Brief Methodological Note (only for the most interested)
I collected broadcast news transcripts from Nexis Uni for three major cable networks (Fox News, CNN, MSNBC). My sample covered the period from 2008 and 2024 and included either the word “crime” or a broad set of “crime-related” keywords (and excluded “crime”). Because crime-related keywords are often used metaphorically, especially the use of“crime-related” keywords, this brings noise into the dataset, bringing the need for machine text classification.
I cleaned the dataset by removing formal elements (e.g., reporter names, timestamps), excluded non-cable sources (e.g., CNN.com), Spanish-language transcripts, and international news from the data. Finally, in each transcript, I keep only sentences that contain a keyword, along with the immediately preceding and following sentences, so I get the strictly crime-related part of the transcript.
For classification, I manually labeled 900 transcripts per network (2,700 in total), covering multiple crime-related categories that were chosen after an initial reading of 100 transcripts for each network. Categories are non-exclusive, and transcripts could belong to more than one category. I then used these labels to train and validate several text-classification models, including logistic regression, random forests, a convolutional neural network, and a BERT-style model.
Classification was performed separately for each network to account for differences in language and political framing. Across most topics, random forest models with TF-IDF features performed best and were therefore used for the final topic classification.
For a more detailed explanation of the methodology and the code, visit my GitHub page.
Case of Fox News
Let’s check what official data has to say first.

As can be seen from the FBI data I collected, reported crime (per 100k) declined from the early 2000s onward, with some ups and downs in violent crime starting around 2014 (I beg your pardon for the FBI 2021 underreporting issue).
Now, for the crime reported, I have chosen only the 10 most commonly appearing topics and further discarded two of those with the least accurate classification.

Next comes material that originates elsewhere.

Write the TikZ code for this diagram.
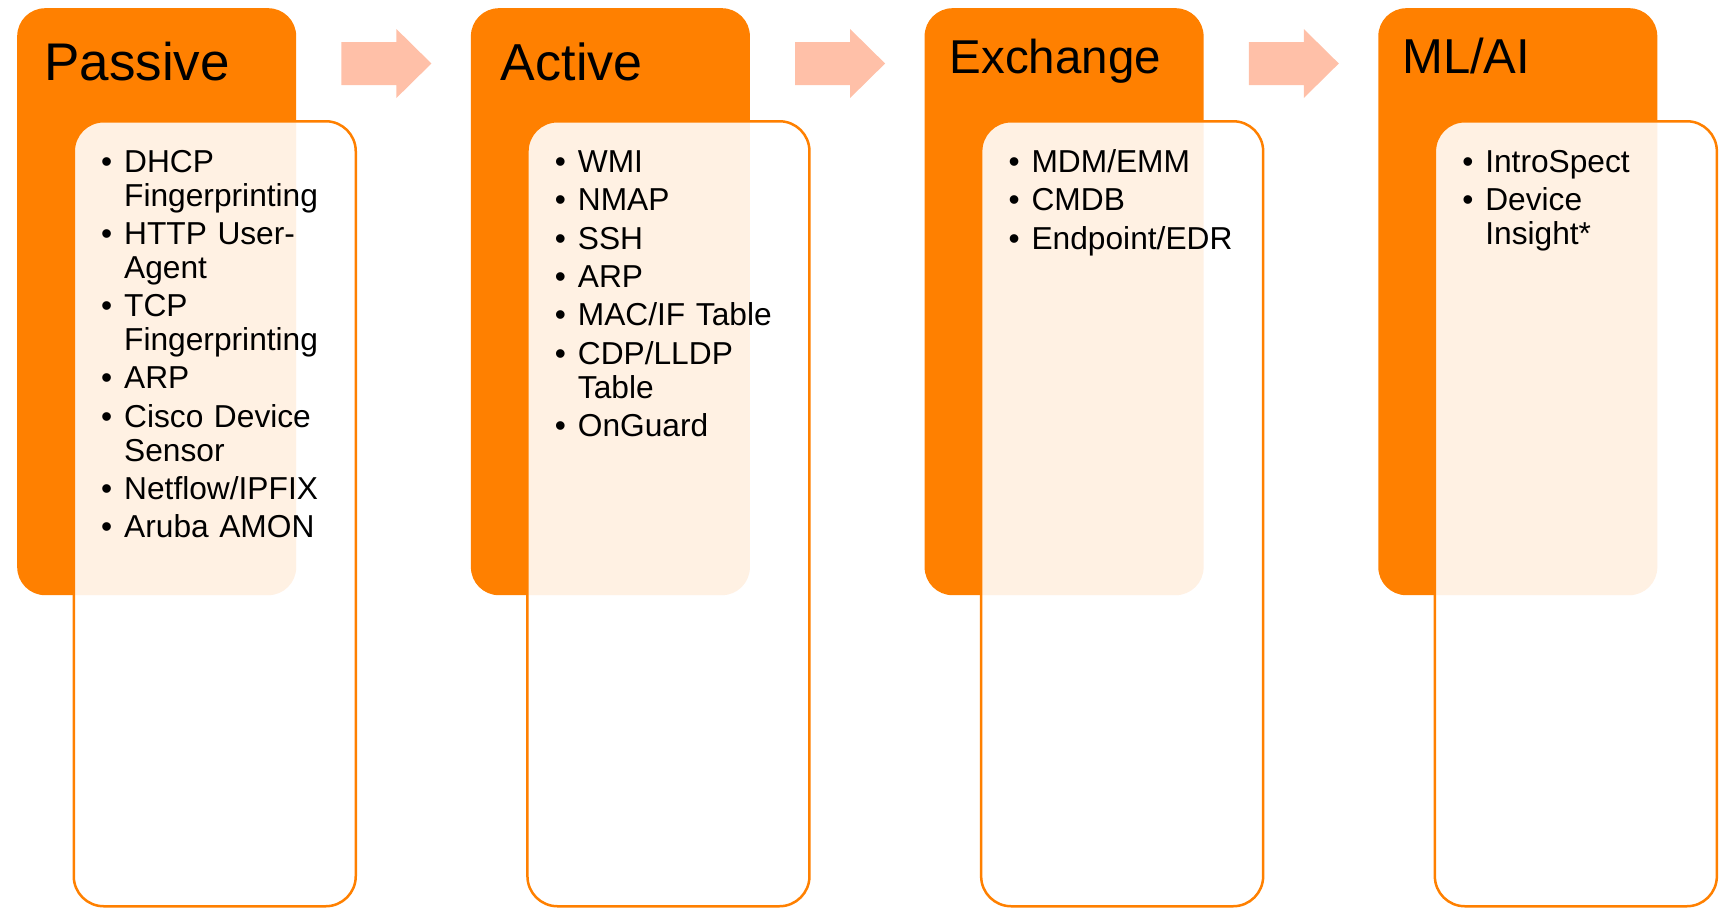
\documentclass[tikz,border=0pt]{standalone}
\usepackage{fontspec}
\setmainfont{Liberation Sans}
\usetikzlibrary{positioning}
\definecolor{phaseorange}{RGB}{255,128,0}
\definecolor{arrowpeach}{RGB}{255,192,168}
\tikzstyle{phase}=[fill=phaseorange,rounded corners=28pt,minimum width=279pt,minimum height=587pt,inner sep=0pt,anchor=north west]
\tikzstyle{listbox}=[draw=phaseorange,line width=2.5pt,fill=white,fill opacity=0.89,rounded corners=30pt,minimum width=282pt,minimum height=785pt,inner sep=0pt]
\tikzstyle{title}=[anchor=base west,inner sep=0pt]
\tikzstyle{items}=[anchor=north west,inner sep=0pt,text width=250pt,align=left,font=\fontsize{31.7}{33.8}\selectfont]
\tikzstyle{flow}=[fill=arrowpeach]
\newcommand{\bitem}[1]{\par\noindent\hangindent=23pt\hangafter=1\strut\makebox[23pt][l]{\textbullet}#1\par}
\newcommand{\listsetup}{\parindent=0pt\parskip=4.6pt}

\begin{document}
\begin{tikzpicture}[x=1pt,y=-1pt]
    \useasboundingbox (0,0) rectangle (1722,908);

    % orange phase boxes
    \node[phase] (passive) at (17,8) {};
    \node[phase, right=174.3pt of passive] (active) {};
    \node[phase, right=174.3pt of active] (exchange) {};
    \node[phase, right=174.3pt of exchange] (mlai) {};

    % list boxes
    \node[listbox, below right=112pt and 55.5pt of passive.north west] (passivelist) {};
    \node[listbox, below right=112pt and 55.5pt of active.north west] (activelist) {};
    \node[listbox, below right=112pt and 55.5pt of exchange.north west] (exchangelist) {};
    \node[listbox, below right=112pt and 55.5pt of mlai.north west] (mlailist) {};

    % arrows
    \foreach \a in {passive, active, exchange}
        \fill[flow] ([xshift=45pt,yshift=-34pt]\a.north east) -- ++(55,0) -- ++(0,-13)
            -- ++(35,34.5) -- ++(-35,34.5) -- ++(0,-13) -- ++(-55,0) -- cycle;

    % titles
    \node[title, font=\fontsize{53}{60}\selectfont] (passivetitle) at ([xshift=27pt,yshift=-72pt]passive.north west) {Passive};
    \node[title, font=\fontsize{52}{60}\selectfont] (activetitle) at ([xshift=30pt,yshift=-72pt]active.north west) {Active};
    \node[title, font=\fontsize{47.5}{54}\selectfont] (exchangetitle) at ([xshift=25pt,yshift=-65pt]exchange.north west) {Exchange};
    \node[title, font=\fontsize{49}{56}\selectfont] (mlaititle) at ([xshift=24pt,yshift=-65pt]mlai.north west) {ML/AI};

    % lists
    \node[items] (passivetext) at ([xshift=84pt,yshift=-125.6pt]passive.north west) {\listsetup
        \bitem{DHCP\newline Fingerprinting}
        \bitem{HTTP User-\newline Agent}
        \bitem{TCP\newline Fingerprinting}
        \bitem{ARP}
        \bitem{Cisco Device\newline Sensor}
        \bitem{Netflow/IPFIX}
        \bitem{Aruba AMON}};
    \node[items] (activetext) at ([xshift=84pt,yshift=-125.6pt]active.north west) {\listsetup
        \bitem{WMI}
        \bitem{NMAP}
        \bitem{SSH}
        \bitem{ARP}
        \bitem{MAC/IF Table}
        \bitem{CDP/LLDP\newline Table}
        \bitem{OnGuard}};
    \node[items] (exchangetext) at ([xshift=84pt,yshift=-125.6pt]exchange.north west) {\listsetup
        \bitem{MDM/EMM}
        \bitem{CMDB}
        \bitem{Endpoint/EDR}};
    \node[items] (mlaitext) at ([xshift=84pt,yshift=-125.6pt]mlai.north west) {\listsetup
        \bitem{IntroSpect}
        \bitem{Device\newline Insight*}};
\end{tikzpicture}
\end{document}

Categories are not exclusive, meaning that one story can be about immigration and riots at the same time. Individual categories might not necessarily overlap with ‘street-level’ crime per se. That will be the focus of the next section. The graphs show the number of stories during each year.

As shown in the graph in the upper-left corner, there is little resemblance between crime reporting on Fox News and FBI crime statistics. If anything, the trends appear to move in opposite directions. One can certainly argue that national reporting focuses on more serious crime; however, neither reported violent crime do not closely tracks the FOX reporting.

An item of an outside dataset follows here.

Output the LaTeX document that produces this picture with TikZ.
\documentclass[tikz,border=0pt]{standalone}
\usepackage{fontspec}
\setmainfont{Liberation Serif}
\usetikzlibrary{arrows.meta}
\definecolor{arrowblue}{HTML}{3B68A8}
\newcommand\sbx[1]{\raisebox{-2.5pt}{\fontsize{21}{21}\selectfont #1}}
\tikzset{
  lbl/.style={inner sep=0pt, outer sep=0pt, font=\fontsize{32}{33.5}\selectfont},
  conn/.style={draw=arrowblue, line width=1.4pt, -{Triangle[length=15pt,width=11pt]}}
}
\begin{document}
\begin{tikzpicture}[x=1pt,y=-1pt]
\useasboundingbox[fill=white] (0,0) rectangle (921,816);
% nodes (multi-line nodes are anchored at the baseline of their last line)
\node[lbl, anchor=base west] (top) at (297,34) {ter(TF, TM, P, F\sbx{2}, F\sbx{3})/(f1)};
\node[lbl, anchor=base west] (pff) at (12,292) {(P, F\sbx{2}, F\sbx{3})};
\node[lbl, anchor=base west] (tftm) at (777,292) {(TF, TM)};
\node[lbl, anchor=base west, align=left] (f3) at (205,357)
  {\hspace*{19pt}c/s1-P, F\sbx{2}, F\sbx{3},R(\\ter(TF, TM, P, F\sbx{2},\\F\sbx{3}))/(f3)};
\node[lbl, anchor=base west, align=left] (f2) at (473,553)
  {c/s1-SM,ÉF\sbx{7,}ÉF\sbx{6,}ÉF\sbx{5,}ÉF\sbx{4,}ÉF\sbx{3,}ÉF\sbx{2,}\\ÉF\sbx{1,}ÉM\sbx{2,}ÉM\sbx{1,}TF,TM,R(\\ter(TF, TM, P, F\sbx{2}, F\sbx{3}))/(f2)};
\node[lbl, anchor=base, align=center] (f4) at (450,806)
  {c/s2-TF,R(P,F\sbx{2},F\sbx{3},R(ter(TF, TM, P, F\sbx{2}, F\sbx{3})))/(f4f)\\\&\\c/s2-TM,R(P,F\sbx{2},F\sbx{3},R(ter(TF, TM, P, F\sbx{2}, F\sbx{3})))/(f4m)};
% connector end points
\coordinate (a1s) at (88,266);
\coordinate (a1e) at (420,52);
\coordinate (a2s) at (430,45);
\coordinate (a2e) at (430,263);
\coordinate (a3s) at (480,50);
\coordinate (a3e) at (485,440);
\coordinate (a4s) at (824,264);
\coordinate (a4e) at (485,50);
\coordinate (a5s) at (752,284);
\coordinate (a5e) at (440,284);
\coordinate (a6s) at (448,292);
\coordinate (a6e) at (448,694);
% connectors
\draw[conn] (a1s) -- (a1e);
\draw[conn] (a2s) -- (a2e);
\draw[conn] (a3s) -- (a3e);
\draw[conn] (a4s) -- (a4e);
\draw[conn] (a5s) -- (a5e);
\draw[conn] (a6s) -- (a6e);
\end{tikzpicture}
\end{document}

Let’s analyze immigration, riots and protests, and mass shooting transcripts. Immigration-related stories increased substantially over time, and are somehow loosely mirroring monthly encounters of illegal migrants at the southwest border. Stories about riots and protests and mass shootings also show a closer resemblance to real-world events. Riot-related coverage peaks around the Ferguson protests (2014) and the George Floyd protests (2020), while mass shooting coverage largely aligns with actual incidents.
Political stories related to crime appeared to be very common. First, stories involving Presidents Trump and Biden were especially frequent, naturally peaking during their respective administrations (and, in the case of President Trump, also around his 2023 criminal indictment). A substantial number of stories also focused on crimes committed by members of the Democratic Party, particularly during Trump’s first term (e.g., the Hillary Clinton email controversy). Nevertheless, these categories may be driven less by the sheer number of crimes committed and more by the prominence of major political controversies.

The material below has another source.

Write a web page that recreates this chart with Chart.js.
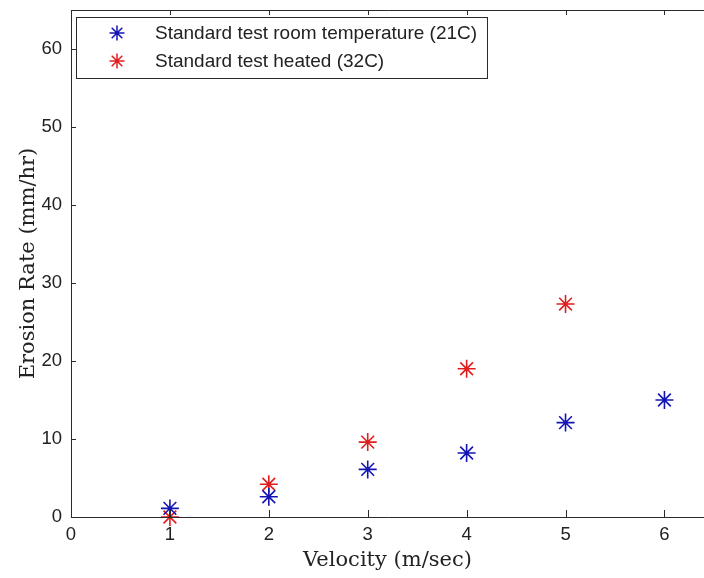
<!DOCTYPE html>
<html>
<head>
<meta charset="utf-8">
<script src="https://cdn.jsdelivr.net/npm/chart.js@4/dist/chart.umd.min.js"></script>
<style>
  html, body { margin: 0; padding: 0; background: #fff; }
  #wrap { width: 704px; height: 578px; }
</style>
</head>
<body>
<div id="wrap"><canvas id="erosionChart" width="704" height="578"></canvas></div>
<script>
(function () {
  'use strict';

  /* values */
  var VELOCITY_ROOM = [1, 2, 3, 4, 5, 6];
  var RATE_ROOM = [1.1, 2.6, 6.1, 8.2, 12.1, 15.0];
  var VELOCITY_HEATED = [1, 2, 3, 4, 5];
  var RATE_HEATED = [0, 4.2, 9.6, 19.0, 27.3];
  var LABELS = ['Standard test room temperature (21C)', 'Standard test heated (32C)'];
  var X_TICKS = [0, 1, 2, 3, 4, 5, 6];
  var Y_TICKS = [0, 10, 20, 30, 40, 50, 60];

  var BLUE = '#1414b4';
  var RED = '#e01e1e';
  var AXIS = '#2a2a2a';
  var SANS = "'Liberation Sans', Arial, sans-serif";
  var SERIF = "'DejaVu Serif', serif";

  function points(xs, ys) {
    return xs.map(function (x, i) { return { x: x, y: ys[i] }; });
  }

  // drop the label overhang padding so the plot box fills the canvas like the original
  function noOverhang(s) {
    s.paddingLeft = 0; s.paddingRight = 0; s.paddingTop = 0; s.paddingBottom = 0;
  }

  /* MATLAB-style frame: inward ticks, boxed legend in the upper left */
  var matlabFrame = {
    id: 'matlabFrame',
    afterDatasetsDraw: function (chart) {
      var ctx = chart.ctx, a = chart.chartArea;
      var xs = chart.scales.x, ys = chart.scales.y;
      ctx.save();
      ctx.strokeStyle = AXIS;
      ctx.lineWidth = 1;
      ctx.beginPath();
      ctx.moveTo(a.left + 0.5, a.top + 0.5);
      ctx.lineTo(a.right + 2, a.top + 0.5);
      ctx.moveTo(a.left + 0.5, a.top);
      ctx.lineTo(a.left + 0.5, a.bottom + 0.5);
      ctx.lineTo(a.right + 2, a.bottom + 0.5);
      X_TICKS.forEach(function (v) {
        var px = Math.round(xs.getPixelForValue(v)) + 0.5;
        ctx.moveTo(px, a.bottom);
        ctx.lineTo(px, a.bottom - 7);
        ctx.moveTo(px, a.top);
        ctx.lineTo(px, a.top + 5);
      });
      Y_TICKS.forEach(function (v) {
        var py = Math.round(ys.getPixelForValue(v)) + 0.5;
        ctx.moveTo(a.left, py);
        ctx.lineTo(a.left + 5, py);
      });
      ctx.stroke();

      // legend box
      var bx = 76.5, by = 17.5, bw = 411, bh = 61;
      ctx.fillStyle = '#fff';
      ctx.fillRect(bx, by, bw, bh);
      ctx.strokeRect(bx, by, bw, bh);
      var rows = [33, 61];
      chart.data.datasets.forEach(function (ds, i) {
        ctx.lineWidth = 1.5;
        ctx.strokeStyle = ds.borderColor;
        Chart.helpers.drawPoint(ctx, { pointStyle: 'star', radius: 7.5, rotation: 0, borderWidth: 1.5 }, 117, rows[i]);
        ctx.fillStyle = '#222';
        ctx.font = '19px ' + SANS;
        ctx.textBaseline = 'middle';
        ctx.textAlign = 'left';
        ctx.fillText(ds.label, 155, rows[i] + 1);
      });
      ctx.restore();
    }
  };

  new Chart(document.getElementById('erosionChart').getContext('2d'), {
    type: 'scatter',
    data: {
      datasets: [
        {
          label: LABELS[0],
          data: points(VELOCITY_ROOM, RATE_ROOM),
          pointStyle: 'star',
          pointRadius: 9,
          borderWidth: 1.6,
          borderColor: BLUE,
          backgroundColor: BLUE,
          clip: false
        },
        {
          label: LABELS[1],
          data: points(VELOCITY_HEATED, RATE_HEATED),
          pointStyle: 'star',
          pointRadius: 9,
          borderWidth: 1.6,
          borderColor: RED,
          backgroundColor: RED,
          clip: false
        }
      ]
    },
    options: {
      responsive: false,
      animation: false,
      layout: { autoPadding: false, padding: { top: 10, right: 0, left: 0, bottom: 0 } },
      plugins: { legend: { display: false }, tooltip: { enabled: false } },
      scales: {
        x: {
          type: 'linear',
          min: 0,
          max: 6.4,
          grid: { display: false, drawTicks: false },
          border: { display: false },
          ticks: {
            stepSize: 1,
            includeBounds: false,
            padding: 7,
            color: '#222',
            font: { family: SANS, size: 18.5 }
          },
          title: {
            display: true,
            text: 'Velocity (m/sec)',
            color: '#222',
            font: { family: SERIF, size: 21 },
            padding: { top: 0, bottom: 5 }
          },
          afterFit: function (s) { s.height = 61; noOverhang(s); }
        },
        y: {
          type: 'linear',
          min: 0,
          max: 65,
          grid: { display: false, drawTicks: false },
          border: { display: false },
          ticks: {
            stepSize: 10,
            includeBounds: false,
            padding: 9,
            color: '#222',
            font: { family: SANS, size: 18.5 }
          },
          title: {
            display: true,
            text: 'Erosion Rate (mm/hr)',
            color: '#222',
            font: { family: SERIF, size: 21 },
            padding: { top: 16, bottom: 0 }
          },
          afterFit: function (s) { s.width = 71; noOverhang(s); }
        }
      }
    },
    plugins: [matlabFrame]
  });
})();
</script>
</body>
</html>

One particularly striking category, and the most prevalent one, is criticism of Democratic or liberal policies. This category increased sharply starting around 2008 and reached much higher levels than any other crime-related topic. To clarify, this category includes, for instance, stories arguing that liberal cities or specific district attorneys are responsible for crime in their constituencies or those doing so on the federal level (related, for example, to immigration crime).
What is the overlap of these stories in actual street-level crime?
The previous graphs do not tell the full story. While examining individual categories is informative, the key question is how these topics are represented within crime reporting overall. Stories about, for example, Hunter Biden do not meaningfully affect how people perceive crime in their own neighborhoods, and are unlikely to directly influence local economic activity or migration patterns.

When looking at proportions, the picture becomes clearer. Peaks remain visible for certain topics, such as riots in 2020 or immigration in 2017 and 2024, with these topics accounting for roughly half of all crime-related stories at times. Even though this is a substantial proportion, there is another category that clearly dominates the reports. Criticism of Democratic or liberal policies is the dominant driver of crime reporting on Fox News. In other words, political commentary appears to drive increases in crime coverage more than crime itself.
What if I exclude politics from crime reporting?
After seeing the conclusion of the previous section, I started to ask myself the obvious. Can we still observe an increase in crime reporting after excluding political content? As the next graph shows, the answer is yes, but.….

The magnitude of the increase varies depending on the definition used. Under Definition 1, I classify a story as crime-related only if it excludes stories that exclusively discuss “Trump,” “Biden,” or crimes involving Democrats (“Democrat Crime”). Under Definition 2, I further exclude stories that primarily criticize liberal policies (“Democratic Policies”). Both definitions are valid. Critiques of liberal policies often reference very real crime events, but these events are embedded in political commentary. In other words, the crime itself is real, but the emphasis is placed on criticizing the policies associated with it.
We see that crime stories that include political commentary substantially push reporting upward. On the other hand, if these stories are excluded (and assuming accurate FBI crime reporting for 2021), the peaks in reported crime and FBI crime statistics would appear much more similar.
So, is crime reporting proportional to reality?
Proportional to actual crime? Not really. Nevertheless, for many non-political crime categories, reporting may still track true crime peaks reasonably well. Political commentary and criticism of liberal policies, however, can clearly distort the overall picture.